>> START SOURCE EXCERPT

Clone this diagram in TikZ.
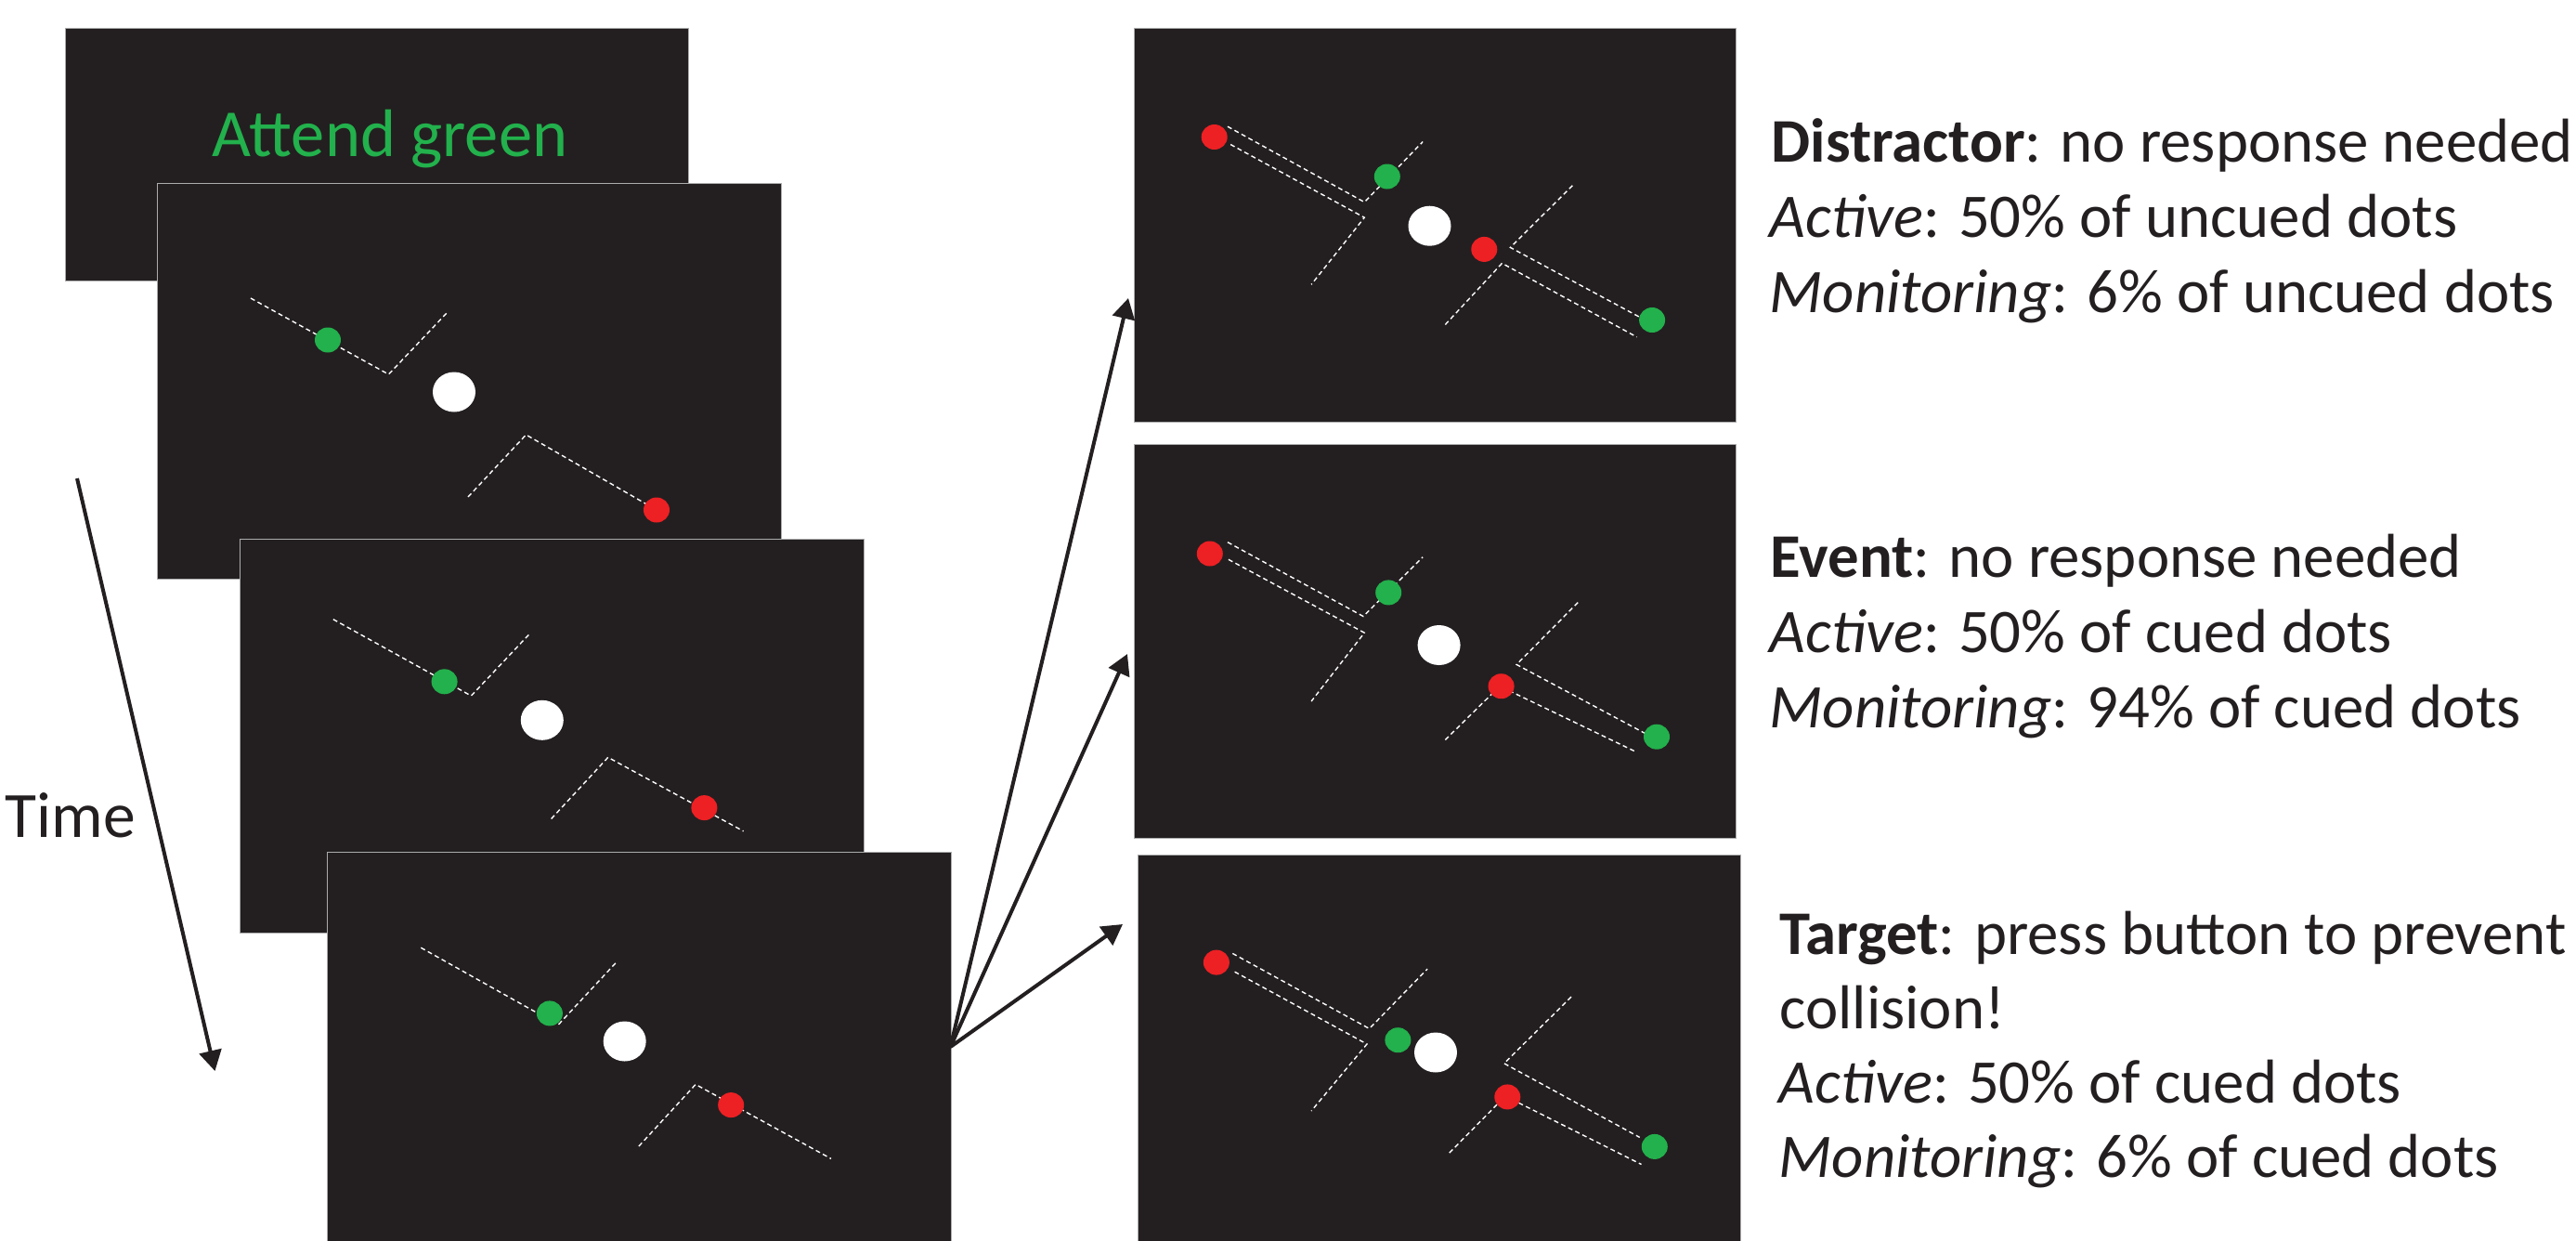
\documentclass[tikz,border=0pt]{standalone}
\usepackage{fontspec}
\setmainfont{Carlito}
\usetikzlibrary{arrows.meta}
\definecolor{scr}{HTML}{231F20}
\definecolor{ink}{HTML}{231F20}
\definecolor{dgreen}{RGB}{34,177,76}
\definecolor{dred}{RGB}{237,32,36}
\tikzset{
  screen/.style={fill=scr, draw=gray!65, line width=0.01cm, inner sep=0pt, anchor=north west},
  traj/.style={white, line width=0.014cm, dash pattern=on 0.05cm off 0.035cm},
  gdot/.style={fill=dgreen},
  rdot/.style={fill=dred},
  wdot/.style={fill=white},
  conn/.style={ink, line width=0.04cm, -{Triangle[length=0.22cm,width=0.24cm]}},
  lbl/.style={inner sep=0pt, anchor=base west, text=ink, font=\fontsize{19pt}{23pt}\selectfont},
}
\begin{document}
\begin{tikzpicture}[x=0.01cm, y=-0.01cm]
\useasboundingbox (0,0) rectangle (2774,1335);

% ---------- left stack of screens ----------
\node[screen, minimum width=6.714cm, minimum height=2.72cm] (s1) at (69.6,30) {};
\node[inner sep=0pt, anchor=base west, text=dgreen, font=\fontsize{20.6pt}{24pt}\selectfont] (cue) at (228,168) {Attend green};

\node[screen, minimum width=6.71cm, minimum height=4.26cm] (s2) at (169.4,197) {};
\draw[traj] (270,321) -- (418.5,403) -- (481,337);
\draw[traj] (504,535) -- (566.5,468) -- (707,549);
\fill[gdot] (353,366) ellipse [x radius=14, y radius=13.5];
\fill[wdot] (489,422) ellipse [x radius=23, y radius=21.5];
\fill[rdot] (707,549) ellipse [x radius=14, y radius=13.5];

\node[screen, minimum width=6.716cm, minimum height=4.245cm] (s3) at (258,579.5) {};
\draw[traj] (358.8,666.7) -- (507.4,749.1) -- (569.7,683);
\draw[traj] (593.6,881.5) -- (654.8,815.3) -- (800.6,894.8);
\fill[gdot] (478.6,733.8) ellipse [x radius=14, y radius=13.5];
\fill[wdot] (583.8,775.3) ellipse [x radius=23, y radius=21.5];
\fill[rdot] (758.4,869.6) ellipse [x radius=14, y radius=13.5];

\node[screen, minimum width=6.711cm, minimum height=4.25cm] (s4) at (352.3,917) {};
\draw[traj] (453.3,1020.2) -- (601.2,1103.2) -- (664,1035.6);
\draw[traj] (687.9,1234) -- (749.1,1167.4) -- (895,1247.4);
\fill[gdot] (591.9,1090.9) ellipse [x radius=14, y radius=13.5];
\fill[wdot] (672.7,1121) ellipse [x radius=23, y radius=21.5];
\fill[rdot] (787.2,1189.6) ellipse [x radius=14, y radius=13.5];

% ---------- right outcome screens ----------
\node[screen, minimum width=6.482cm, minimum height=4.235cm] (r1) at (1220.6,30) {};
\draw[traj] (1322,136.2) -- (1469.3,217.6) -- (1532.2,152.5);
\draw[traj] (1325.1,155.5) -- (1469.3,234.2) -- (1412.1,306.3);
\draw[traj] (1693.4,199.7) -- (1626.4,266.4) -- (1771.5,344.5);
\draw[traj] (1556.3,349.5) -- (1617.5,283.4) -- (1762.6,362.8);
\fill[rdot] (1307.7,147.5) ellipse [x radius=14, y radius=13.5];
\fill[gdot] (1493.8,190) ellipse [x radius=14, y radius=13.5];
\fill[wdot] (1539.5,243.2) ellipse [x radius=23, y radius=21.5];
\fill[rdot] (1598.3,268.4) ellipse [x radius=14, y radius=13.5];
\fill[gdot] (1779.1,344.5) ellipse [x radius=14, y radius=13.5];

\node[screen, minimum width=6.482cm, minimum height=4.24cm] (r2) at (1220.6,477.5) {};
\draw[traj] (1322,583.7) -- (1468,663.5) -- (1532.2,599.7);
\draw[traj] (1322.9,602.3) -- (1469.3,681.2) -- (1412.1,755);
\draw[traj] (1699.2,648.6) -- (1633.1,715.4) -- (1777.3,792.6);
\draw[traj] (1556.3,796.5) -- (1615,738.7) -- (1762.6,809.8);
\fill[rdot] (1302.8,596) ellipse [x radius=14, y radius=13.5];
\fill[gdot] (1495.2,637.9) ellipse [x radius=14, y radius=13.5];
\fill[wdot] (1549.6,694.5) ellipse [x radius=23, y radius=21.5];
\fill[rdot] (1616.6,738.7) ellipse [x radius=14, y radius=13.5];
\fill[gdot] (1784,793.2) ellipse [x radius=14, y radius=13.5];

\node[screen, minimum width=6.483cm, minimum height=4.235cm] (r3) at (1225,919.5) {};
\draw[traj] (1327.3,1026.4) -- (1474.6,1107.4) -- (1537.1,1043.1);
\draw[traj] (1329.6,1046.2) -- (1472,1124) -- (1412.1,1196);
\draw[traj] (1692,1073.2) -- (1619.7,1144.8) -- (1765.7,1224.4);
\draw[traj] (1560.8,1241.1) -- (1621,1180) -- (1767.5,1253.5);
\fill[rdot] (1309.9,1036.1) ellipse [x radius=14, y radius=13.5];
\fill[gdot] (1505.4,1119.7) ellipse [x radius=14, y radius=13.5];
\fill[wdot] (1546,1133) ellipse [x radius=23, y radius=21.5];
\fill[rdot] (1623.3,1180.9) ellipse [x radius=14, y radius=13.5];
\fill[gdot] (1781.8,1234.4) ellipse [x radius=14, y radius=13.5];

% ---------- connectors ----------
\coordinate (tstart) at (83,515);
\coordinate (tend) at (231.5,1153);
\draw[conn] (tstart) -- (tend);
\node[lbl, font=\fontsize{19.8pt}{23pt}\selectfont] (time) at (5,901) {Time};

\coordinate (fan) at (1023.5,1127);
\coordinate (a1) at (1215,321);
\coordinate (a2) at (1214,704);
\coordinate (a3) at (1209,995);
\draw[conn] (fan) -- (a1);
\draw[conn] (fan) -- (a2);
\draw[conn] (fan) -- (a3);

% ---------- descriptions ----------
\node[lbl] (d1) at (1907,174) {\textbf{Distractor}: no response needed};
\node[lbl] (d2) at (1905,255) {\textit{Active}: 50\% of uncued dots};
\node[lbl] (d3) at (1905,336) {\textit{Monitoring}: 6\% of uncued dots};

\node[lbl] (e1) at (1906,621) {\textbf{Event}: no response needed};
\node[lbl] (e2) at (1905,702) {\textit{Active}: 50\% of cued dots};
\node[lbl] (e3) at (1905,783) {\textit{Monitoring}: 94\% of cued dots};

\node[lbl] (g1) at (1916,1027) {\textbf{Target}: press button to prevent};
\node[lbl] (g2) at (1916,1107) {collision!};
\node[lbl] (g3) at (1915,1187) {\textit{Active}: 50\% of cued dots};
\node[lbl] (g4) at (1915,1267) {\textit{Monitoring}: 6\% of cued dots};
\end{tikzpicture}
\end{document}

>> END SOURCE EXCERPT

Except for the pictures, reproduce every line exactly.

=== REPLY ===
Clone this diagram in TikZ.
\documentclass[tikz,border=0pt]{standalone}
\usepackage{fontspec}
\setmainfont{Carlito}
\usetikzlibrary{arrows.meta}
\definecolor{scr}{HTML}{231F20}
\definecolor{ink}{HTML}{231F20}
\definecolor{dgreen}{RGB}{34,177,76}
\definecolor{dred}{RGB}{237,32,36}
\tikzset{
  screen/.style={fill=scr, draw=gray!65, line width=0.01cm, inner sep=0pt, anchor=north west},
  traj/.style={white, line width=0.014cm, dash pattern=on 0.05cm off 0.035cm},
  gdot/.style={fill=dgreen},
  rdot/.style={fill=dred},
  wdot/.style={fill=white},
  conn/.style={ink, line width=0.04cm, -{Triangle[length=0.22cm,width=0.24cm]}},
  lbl/.style={inner sep=0pt, anchor=base west, text=ink, font=\fontsize{19pt}{23pt}\selectfont},
}
\begin{document}
\begin{tikzpicture}[x=0.01cm, y=-0.01cm]
\useasboundingbox (0,0) rectangle (2774,1335);

% ---------- left stack of screens ----------
\node[screen, minimum width=6.714cm, minimum height=2.72cm] (s1) at (69.6,30) {};
\node[inner sep=0pt, anchor=base west, text=dgreen, font=\fontsize{20.6pt}{24pt}\selectfont] (cue) at (228,168) {Attend green};

\node[screen, minimum width=6.71cm, minimum height=4.26cm] (s2) at (169.4,197) {};
\draw[traj] (270,321) -- (418.5,403) -- (481,337);
\draw[traj] (504,535) -- (566.5,468) -- (707,549);
\fill[gdot] (353,366) ellipse [x radius=14, y radius=13.5];
\fill[wdot] (489,422) ellipse [x radius=23, y radius=21.5];
\fill[rdot] (707,549) ellipse [x radius=14, y radius=13.5];

\node[screen, minimum width=6.716cm, minimum height=4.245cm] (s3) at (258,579.5) {};
\draw[traj] (358.8,666.7) -- (507.4,749.1) -- (569.7,683);
\draw[traj] (593.6,881.5) -- (654.8,815.3) -- (800.6,894.8);
\fill[gdot] (478.6,733.8) ellipse [x radius=14, y radius=13.5];
\fill[wdot] (583.8,775.3) ellipse [x radius=23, y radius=21.5];
\fill[rdot] (758.4,869.6) ellipse [x radius=14, y radius=13.5];

\node[screen, minimum width=6.711cm, minimum height=4.25cm] (s4) at (352.3,917) {};
\draw[traj] (453.3,1020.2) -- (601.2,1103.2) -- (664,1035.6);
\draw[traj] (687.9,1234) -- (749.1,1167.4) -- (895,1247.4);
\fill[gdot] (591.9,1090.9) ellipse [x radius=14, y radius=13.5];
\fill[wdot] (672.7,1121) ellipse [x radius=23, y radius=21.5];
\fill[rdot] (787.2,1189.6) ellipse [x radius=14, y radius=13.5];

% ---------- right outcome screens ----------
\node[screen, minimum width=6.482cm, minimum height=4.235cm] (r1) at (1220.6,30) {};
\draw[traj] (1322,136.2) -- (1469.3,217.6) -- (1532.2,152.5);
\draw[traj] (1325.1,155.5) -- (1469.3,234.2) -- (1412.1,306.3);
\draw[traj] (1693.4,199.7) -- (1626.4,266.4) -- (1771.5,344.5);
\draw[traj] (1556.3,349.5) -- (1617.5,283.4) -- (1762.6,362.8);
\fill[rdot] (1307.7,147.5) ellipse [x radius=14, y radius=13.5];
\fill[gdot] (1493.8,190) ellipse [x radius=14, y radius=13.5];
\fill[wdot] (1539.5,243.2) ellipse [x radius=23, y radius=21.5];
\fill[rdot] (1598.3,268.4) ellipse [x radius=14, y radius=13.5];
\fill[gdot] (1779.1,344.5) ellipse [x radius=14, y radius=13.5];

\node[screen, minimum width=6.482cm, minimum height=4.24cm] (r2) at (1220.6,477.5) {};
\draw[traj] (1322,583.7) -- (1468,663.5) -- (1532.2,599.7);
\draw[traj] (1322.9,602.3) -- (1469.3,681.2) -- (1412.1,755);
\draw[traj] (1699.2,648.6) -- (1633.1,715.4) -- (1777.3,792.6);
\draw[traj] (1556.3,796.5) -- (1615,738.7) -- (1762.6,809.8);
\fill[rdot] (1302.8,596) ellipse [x radius=14, y radius=13.5];
\fill[gdot] (1495.2,637.9) ellipse [x radius=14, y radius=13.5];
\fill[wdot] (1549.6,694.5) ellipse [x radius=23, y radius=21.5];
\fill[rdot] (1616.6,738.7) ellipse [x radius=14, y radius=13.5];
\fill[gdot] (1784,793.2) ellipse [x radius=14, y radius=13.5];

\node[screen, minimum width=6.483cm, minimum height=4.235cm] (r3) at (1225,919.5) {};
\draw[traj] (1327.3,1026.4) -- (1474.6,1107.4) -- (1537.1,1043.1);
\draw[traj] (1329.6,1046.2) -- (1472,1124) -- (1412.1,1196);
\draw[traj] (1692,1073.2) -- (1619.7,1144.8) -- (1765.7,1224.4);
\draw[traj] (1560.8,1241.1) -- (1621,1180) -- (1767.5,1253.5);
\fill[rdot] (1309.9,1036.1) ellipse [x radius=14, y radius=13.5];
\fill[gdot] (1505.4,1119.7) ellipse [x radius=14, y radius=13.5];
\fill[wdot] (1546,1133) ellipse [x radius=23, y radius=21.5];
\fill[rdot] (1623.3,1180.9) ellipse [x radius=14, y radius=13.5];
\fill[gdot] (1781.8,1234.4) ellipse [x radius=14, y radius=13.5];

% ---------- connectors ----------
\coordinate (tstart) at (83,515);
\coordinate (tend) at (231.5,1153);
\draw[conn] (tstart) -- (tend);
\node[lbl, font=\fontsize{19.8pt}{23pt}\selectfont] (time) at (5,901) {Time};

\coordinate (fan) at (1023.5,1127);
\coordinate (a1) at (1215,321);
\coordinate (a2) at (1214,704);
\coordinate (a3) at (1209,995);
\draw[conn] (fan) -- (a1);
\draw[conn] (fan) -- (a2);
\draw[conn] (fan) -- (a3);

% ---------- descriptions ----------
\node[lbl] (d1) at (1907,174) {\textbf{Distractor}: no response needed};
\node[lbl] (d2) at (1905,255) {\textit{Active}: 50\% of uncued dots};
\node[lbl] (d3) at (1905,336) {\textit{Monitoring}: 6\% of uncued dots};

\node[lbl] (e1) at (1906,621) {\textbf{Event}: no response needed};
\node[lbl] (e2) at (1905,702) {\textit{Active}: 50\% of cued dots};
\node[lbl] (e3) at (1905,783) {\textit{Monitoring}: 94\% of cued dots};

\node[lbl] (g1) at (1916,1027) {\textbf{Target}: press button to prevent};
\node[lbl] (g2) at (1916,1107) {collision!};
\node[lbl] (g3) at (1915,1187) {\textit{Active}: 50\% of cued dots};
\node[lbl] (g4) at (1915,1267) {\textit{Monitoring}: 6\% of cued dots};
\end{tikzpicture}
\end{document}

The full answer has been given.